1Dans sa version française, chantée en 2010 par Johnny Halliday et Line Renaud, « What a Wonderful World » a été traduite par « Un monde merveilleux ».
2Il était omni-présent, par exemple, dans l’exposition Les gentils, c’est nous ! de Winshluss à Pollen (Monflanquin 2012).
3On se souviendra que la dénomination « produits dérivés » vient des « produits dérivés financiers », « opérations financières reposant sur des opérations qui sont des dérivés d’autres opérations » (Lexinter.net), à l’origine, sans doute, de l’actuelle crise financière mondiale.
4A la différence de leurs ancêtres créés au début des années 1980, les Replicants de Ridley Scott (Blade Runner) ; mis aussi au service de l’humanité, ces derniers étaient individualisés et expressifs.
5On peut en effet lire sur la boîte : « Winshluss la poupée qui transpire » et « Je crache aussi la fumée ». Un peu comme les boîtes de céréales « Kunchy Poin Poin » du Supermarché Ferraille, qui pètent et sentent mauvais.
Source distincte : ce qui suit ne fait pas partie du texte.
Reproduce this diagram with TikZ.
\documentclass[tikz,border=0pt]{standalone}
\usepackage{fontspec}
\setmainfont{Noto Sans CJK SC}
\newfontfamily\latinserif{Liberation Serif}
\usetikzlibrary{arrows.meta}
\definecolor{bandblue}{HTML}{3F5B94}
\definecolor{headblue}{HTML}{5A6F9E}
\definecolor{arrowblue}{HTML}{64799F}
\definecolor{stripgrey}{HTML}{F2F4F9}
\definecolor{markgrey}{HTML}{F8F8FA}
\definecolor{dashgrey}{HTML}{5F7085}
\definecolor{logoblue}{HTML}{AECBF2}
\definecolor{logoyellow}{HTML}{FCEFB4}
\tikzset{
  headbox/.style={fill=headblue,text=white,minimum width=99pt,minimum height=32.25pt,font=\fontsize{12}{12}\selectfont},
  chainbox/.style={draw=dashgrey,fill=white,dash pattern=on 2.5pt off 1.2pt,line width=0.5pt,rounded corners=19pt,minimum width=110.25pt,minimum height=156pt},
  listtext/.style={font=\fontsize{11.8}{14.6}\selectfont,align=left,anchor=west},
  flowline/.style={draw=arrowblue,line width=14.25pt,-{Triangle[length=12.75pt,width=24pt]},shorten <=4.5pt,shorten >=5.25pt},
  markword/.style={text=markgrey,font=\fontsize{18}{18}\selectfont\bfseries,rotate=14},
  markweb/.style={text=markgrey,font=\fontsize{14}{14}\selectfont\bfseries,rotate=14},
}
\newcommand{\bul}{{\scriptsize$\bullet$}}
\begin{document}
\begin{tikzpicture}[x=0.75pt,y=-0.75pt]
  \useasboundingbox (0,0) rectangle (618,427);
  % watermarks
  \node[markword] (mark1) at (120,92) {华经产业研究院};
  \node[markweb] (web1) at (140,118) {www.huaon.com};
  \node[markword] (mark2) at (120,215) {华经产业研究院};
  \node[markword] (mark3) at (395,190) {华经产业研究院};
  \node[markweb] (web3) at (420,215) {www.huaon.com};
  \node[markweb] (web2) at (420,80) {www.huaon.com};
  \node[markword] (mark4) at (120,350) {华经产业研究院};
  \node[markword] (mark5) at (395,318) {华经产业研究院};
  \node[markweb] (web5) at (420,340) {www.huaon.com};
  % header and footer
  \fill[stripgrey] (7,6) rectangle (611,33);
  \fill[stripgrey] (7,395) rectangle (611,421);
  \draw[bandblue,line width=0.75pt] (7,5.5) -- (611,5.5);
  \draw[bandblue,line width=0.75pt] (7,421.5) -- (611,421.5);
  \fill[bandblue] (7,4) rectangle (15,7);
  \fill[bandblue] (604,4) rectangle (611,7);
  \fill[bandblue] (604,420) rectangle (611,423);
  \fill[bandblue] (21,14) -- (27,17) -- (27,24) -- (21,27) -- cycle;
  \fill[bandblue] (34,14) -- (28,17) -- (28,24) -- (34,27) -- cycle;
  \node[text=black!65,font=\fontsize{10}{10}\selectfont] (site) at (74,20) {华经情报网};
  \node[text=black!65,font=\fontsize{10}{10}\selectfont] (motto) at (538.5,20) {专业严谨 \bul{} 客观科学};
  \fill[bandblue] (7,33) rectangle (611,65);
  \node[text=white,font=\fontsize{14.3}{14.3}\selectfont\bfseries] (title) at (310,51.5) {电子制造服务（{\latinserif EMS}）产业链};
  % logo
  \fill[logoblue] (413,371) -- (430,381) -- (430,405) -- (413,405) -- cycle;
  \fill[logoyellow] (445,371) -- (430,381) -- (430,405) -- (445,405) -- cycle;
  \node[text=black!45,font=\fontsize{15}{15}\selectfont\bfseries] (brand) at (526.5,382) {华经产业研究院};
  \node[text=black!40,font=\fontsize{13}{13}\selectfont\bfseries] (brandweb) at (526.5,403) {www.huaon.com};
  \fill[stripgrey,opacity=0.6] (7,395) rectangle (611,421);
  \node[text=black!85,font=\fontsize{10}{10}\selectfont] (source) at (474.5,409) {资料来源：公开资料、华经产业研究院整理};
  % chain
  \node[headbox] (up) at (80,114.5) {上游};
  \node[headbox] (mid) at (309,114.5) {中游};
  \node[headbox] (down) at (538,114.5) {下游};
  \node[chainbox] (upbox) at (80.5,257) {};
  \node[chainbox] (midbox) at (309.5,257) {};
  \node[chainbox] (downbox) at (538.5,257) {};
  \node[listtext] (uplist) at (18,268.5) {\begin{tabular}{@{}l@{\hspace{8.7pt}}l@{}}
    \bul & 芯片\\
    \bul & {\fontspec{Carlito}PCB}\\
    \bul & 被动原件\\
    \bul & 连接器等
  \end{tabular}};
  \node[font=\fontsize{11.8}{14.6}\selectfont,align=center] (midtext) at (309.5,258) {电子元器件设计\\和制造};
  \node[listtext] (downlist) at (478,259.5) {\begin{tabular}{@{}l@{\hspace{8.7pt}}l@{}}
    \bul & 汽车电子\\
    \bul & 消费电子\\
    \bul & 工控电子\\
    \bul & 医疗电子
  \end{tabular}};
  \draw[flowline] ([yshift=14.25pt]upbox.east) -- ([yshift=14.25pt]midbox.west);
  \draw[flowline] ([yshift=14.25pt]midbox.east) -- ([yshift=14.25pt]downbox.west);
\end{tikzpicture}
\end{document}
6Un relent de la Merda d’ artista de Manzoni (1961) nous monte aussi au nez ; cinquante ans après, c’est le fantasme de la figure de l’artiste de merde qui est mis en boîte.
7Les Réveils, 1988.
8« Un signe consternant, c’est la disparition progressive du bois, matière pourtant idéale par sa fermeté et sa tendreur, la chaleur naturelle de son contact ; le bois ôte, de toute forme qu’il soutient, la blessure des angles trop vifs, le froid chimique du métal (…). » (Mythologies, 1957)
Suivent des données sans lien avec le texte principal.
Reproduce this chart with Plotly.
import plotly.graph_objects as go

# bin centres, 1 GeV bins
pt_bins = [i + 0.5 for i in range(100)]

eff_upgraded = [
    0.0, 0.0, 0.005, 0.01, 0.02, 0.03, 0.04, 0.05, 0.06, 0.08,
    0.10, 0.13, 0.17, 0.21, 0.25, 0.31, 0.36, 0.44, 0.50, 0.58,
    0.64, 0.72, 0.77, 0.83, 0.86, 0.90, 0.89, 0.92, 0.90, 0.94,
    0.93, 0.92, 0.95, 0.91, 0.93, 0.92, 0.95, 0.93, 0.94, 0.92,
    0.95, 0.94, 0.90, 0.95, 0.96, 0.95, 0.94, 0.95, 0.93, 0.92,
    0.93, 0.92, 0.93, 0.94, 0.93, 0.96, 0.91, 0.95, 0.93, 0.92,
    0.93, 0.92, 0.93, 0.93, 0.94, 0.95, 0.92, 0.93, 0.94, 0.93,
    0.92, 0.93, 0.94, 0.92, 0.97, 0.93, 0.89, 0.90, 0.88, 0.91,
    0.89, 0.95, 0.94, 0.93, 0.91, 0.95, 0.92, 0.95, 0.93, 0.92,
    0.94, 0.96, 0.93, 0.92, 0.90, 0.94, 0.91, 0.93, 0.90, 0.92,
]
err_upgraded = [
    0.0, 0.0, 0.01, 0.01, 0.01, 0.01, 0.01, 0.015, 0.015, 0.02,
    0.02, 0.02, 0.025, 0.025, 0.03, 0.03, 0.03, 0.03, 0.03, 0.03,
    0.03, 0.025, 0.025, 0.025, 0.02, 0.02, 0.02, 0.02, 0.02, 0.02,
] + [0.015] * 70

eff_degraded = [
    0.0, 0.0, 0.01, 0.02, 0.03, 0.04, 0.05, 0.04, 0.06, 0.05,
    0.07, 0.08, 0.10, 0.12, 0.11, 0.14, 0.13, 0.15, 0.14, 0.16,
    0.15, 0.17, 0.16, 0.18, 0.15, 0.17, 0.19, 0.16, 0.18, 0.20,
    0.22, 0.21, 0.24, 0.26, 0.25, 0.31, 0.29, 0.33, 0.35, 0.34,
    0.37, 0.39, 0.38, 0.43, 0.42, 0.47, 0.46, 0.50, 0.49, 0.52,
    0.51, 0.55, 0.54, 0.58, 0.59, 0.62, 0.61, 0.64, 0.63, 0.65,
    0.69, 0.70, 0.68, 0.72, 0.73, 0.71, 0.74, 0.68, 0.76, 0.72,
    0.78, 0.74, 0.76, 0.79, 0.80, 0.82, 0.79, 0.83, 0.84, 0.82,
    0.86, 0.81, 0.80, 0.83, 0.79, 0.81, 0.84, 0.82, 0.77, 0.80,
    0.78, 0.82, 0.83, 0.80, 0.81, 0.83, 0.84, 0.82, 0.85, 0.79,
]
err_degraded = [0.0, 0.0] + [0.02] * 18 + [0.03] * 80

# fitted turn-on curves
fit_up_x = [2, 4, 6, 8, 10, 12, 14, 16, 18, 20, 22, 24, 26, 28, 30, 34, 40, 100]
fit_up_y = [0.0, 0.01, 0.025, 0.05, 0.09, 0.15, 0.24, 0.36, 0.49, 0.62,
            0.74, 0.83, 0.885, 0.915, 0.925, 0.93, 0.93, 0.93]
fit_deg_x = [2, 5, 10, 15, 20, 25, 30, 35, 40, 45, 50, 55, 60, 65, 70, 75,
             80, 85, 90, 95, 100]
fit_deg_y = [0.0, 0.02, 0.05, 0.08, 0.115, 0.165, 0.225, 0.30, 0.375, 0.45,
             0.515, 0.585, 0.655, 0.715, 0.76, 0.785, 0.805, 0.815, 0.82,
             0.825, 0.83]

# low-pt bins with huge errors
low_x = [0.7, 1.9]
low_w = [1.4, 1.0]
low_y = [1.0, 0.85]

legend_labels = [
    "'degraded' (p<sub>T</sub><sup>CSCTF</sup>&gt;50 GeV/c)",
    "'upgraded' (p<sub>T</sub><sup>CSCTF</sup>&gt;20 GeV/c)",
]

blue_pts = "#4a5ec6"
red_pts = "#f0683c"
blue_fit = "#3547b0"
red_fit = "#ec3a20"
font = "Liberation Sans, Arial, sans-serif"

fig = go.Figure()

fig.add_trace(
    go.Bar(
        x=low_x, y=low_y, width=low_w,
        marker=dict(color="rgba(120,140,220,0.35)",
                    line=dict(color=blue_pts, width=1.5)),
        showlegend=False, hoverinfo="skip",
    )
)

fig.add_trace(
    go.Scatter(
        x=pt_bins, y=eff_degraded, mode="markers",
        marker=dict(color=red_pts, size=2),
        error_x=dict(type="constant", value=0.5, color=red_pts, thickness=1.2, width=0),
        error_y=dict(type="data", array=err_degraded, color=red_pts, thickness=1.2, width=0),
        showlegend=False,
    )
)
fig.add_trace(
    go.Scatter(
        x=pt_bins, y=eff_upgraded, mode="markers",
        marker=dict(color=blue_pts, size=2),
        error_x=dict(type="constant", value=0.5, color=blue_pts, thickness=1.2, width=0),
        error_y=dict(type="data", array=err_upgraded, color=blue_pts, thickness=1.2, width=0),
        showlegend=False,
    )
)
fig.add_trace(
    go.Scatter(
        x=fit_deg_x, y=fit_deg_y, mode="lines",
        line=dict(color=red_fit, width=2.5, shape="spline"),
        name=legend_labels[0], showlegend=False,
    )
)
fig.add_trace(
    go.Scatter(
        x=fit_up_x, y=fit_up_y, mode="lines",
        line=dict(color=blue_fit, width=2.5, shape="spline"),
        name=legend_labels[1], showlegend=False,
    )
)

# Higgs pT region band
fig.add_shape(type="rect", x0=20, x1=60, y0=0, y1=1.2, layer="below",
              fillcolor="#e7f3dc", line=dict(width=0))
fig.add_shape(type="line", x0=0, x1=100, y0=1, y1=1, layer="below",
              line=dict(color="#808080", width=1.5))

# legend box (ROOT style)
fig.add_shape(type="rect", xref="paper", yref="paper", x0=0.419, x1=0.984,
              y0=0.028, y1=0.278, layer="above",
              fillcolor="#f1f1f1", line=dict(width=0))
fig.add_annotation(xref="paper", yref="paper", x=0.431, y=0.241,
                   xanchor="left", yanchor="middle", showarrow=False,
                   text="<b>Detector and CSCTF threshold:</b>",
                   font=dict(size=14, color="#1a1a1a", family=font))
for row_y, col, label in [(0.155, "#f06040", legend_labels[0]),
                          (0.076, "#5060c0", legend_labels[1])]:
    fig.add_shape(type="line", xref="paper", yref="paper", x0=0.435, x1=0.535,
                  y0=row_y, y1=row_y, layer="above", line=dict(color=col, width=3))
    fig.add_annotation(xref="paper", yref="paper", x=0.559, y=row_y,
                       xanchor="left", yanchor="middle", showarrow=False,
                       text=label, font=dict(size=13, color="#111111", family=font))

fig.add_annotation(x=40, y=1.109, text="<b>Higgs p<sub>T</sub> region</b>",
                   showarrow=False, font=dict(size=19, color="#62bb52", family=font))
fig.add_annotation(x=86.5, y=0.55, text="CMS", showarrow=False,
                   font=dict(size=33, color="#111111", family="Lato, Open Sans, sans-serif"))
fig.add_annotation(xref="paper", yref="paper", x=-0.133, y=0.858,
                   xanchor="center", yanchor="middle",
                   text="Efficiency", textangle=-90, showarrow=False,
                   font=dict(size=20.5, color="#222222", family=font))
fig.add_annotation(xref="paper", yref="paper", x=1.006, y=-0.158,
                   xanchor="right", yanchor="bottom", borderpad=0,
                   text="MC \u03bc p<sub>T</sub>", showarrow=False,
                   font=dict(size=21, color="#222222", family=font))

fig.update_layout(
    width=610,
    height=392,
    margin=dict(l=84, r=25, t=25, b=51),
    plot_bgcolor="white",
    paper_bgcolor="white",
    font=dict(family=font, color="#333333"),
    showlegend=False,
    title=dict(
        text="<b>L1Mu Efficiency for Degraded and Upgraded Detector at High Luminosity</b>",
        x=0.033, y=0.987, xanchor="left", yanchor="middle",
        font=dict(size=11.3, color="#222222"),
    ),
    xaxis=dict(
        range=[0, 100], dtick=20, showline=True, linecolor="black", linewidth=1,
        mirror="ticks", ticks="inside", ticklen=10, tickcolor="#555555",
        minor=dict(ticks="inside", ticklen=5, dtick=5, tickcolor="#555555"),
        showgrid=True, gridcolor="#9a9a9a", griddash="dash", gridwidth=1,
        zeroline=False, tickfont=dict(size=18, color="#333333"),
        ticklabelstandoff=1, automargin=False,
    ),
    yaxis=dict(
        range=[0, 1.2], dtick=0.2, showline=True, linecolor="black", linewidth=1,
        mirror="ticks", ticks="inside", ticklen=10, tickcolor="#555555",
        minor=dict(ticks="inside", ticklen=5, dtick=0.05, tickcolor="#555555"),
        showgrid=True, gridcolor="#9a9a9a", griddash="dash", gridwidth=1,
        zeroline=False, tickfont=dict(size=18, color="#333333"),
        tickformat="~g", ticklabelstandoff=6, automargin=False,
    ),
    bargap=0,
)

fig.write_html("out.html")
9Est-ce une coïncidence si deux des plus grands auteurs de la bande dessinée actuelle, Manu Larcenet (dans Blast) et Winshluss, ont repris au même moment cette figure du Moaï, qui avait inspiré Max Ernst au début des années 1930 (Une Semaine de Bonté) ?
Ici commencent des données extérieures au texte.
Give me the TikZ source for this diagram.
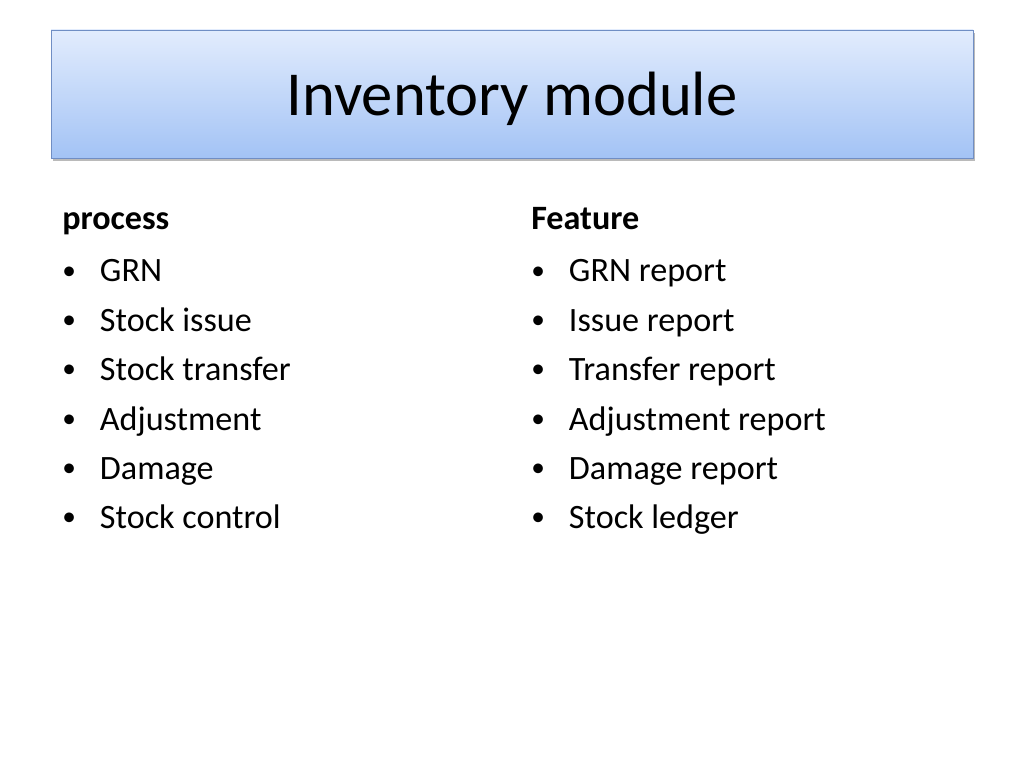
\documentclass[tikz,border=0pt]{standalone}
\usepackage{fontspec}
\setmainfont{Carlito}
\usetikzlibrary{shadows}

\definecolor{boxtop}{RGB}{226,236,253}
\definecolor{boxbottom}{RGB}{163,195,245}
\definecolor{boxline}{RGB}{112,142,196}

\newcommand{\itembullet}{\makebox[26.5pt][l]{\raisebox{1.6pt}{\scalebox{0.8}{•}}}}

\begin{document}
\begin{tikzpicture}[x=0.703125pt, y=-0.703125pt,
	item/.style={anchor=base west, inner sep=0pt, font=\fontsize{24}{29}\selectfont},
	head/.style={anchor=base west, inner sep=0pt, font=\fontsize{24}{29}\selectfont\bfseries}]
	\useasboundingbox[fill=white] (0,0) rectangle (1024,768);

	% title box
	\node (z1)[shape=rectangle, draw=boxline, top color=boxtop, bottom color=boxbottom,
		minimum width=922*0.703125pt, minimum height=128*0.703125pt, inner sep=0pt,
		drop shadow={shadow xshift=1.2pt, shadow yshift=-1.8pt, opacity=0.45, fill=black!60}]
		at (512,94){};
	\node (t1)[anchor=base, inner sep=0pt, font=\fontsize{44}{53}\selectfont]
		at (512,116){Inventory module};

	% left column
	\node (h1)[head] at (62,230){process};
	\node (p1)[item] at (62,282){\itembullet GRN};
	\node (p2)[item] at (62,331){\itembullet Stock issue};
	\node (p3)[item] at (62,380){\itembullet Stock transfer};
	\node (p4)[item] at (62,430){\itembullet Adjustment};
	\node (p5)[item] at (62,479){\itembullet Damage};
	\node (p6)[item] at (62,528){\itembullet Stock control};

	% right column
	\node (h2)[head] at (531,230){Feature};
	\node (f1)[item] at (531,282){\itembullet GRN report};
	\node (f2)[item] at (531,331){\itembullet Issue report};
	\node (f3)[item] at (531,380){\itembullet Transfer report};
	\node (f4)[item] at (531,430){\itembullet Adjustment report};
	\node (f5)[item] at (531,479){\itembullet Damage report};
	\node (f6)[item] at (531,528){\itembullet Stock ledger};
\end{tikzpicture}
\end{document}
10On pensera par exemple aux décors des théâtres d’ombres d’Henri Rivière en bois et zinc, conçus pour le Chat Noir, et dans la collection du Musée de Montmartre.
11La mort a été évacuée par Disney de sa Petite Sirène, et la transposition de la Petite Fille aux allumettes est un discret court-métrage diffusé en bonus de La Petite Sirène.
12Le film d’animation de Winshluss Raging Blues (2003), variation autour du Raging Bull de Scorcese, en est sans doute une des plus ferventes démonstrations.